Matthew Hopson-Walker Artist Biography
Born and raised in Fresno California, Matthew Hopson-Walker (proud owner of a very large rabbit) grew up reading comic books and dystopian science fiction novels. During a formative age he was exposed to movies such as Mad Max, Total Recall, Escape from New York, Blade Runner, and The Omega Man and many themes within them show up in his work.
After working as a janitor for several years he matriculated to the Kansas City Art Institute and received his BFA in Printmaking in 1998. After several years of playing in a heavy metal band and working at various liquor stores he then received his MA in 2002 followed by his MFA in 2003, both from the University of Iowa.

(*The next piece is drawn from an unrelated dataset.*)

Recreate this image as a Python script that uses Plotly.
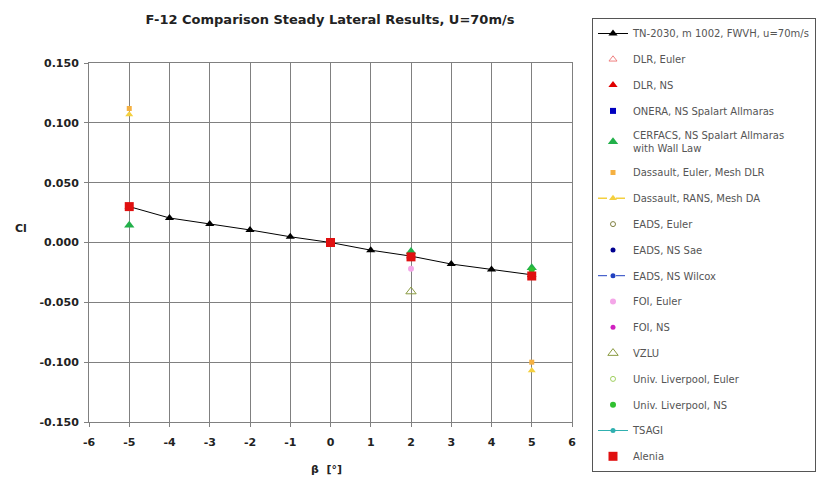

In 2006 he was recipient of the James Phelan Award in Printmaking for California-born artists given through the Kala Institute.
Matthew Hopson-Walker is currently teaching printmaking and drawing at University of South Alabama. He has been included in over 100 juried and group exhibitions since 2006. His work is in the collections of the Franklin Furnace Artist Book Collection at the Museum of Modern Art in New York, the University of North Dakota Art Collections in Grand Forks North Dakota, the Amity Art Foundation in Woodbridge Connecticut, the Stonehouse Residency for the Contemporary Arts in Miramonte California, the Drawing and Print Collection at the University of Iowa Museum Of Art, and the Tama Art University Museum in Tokyo Japan.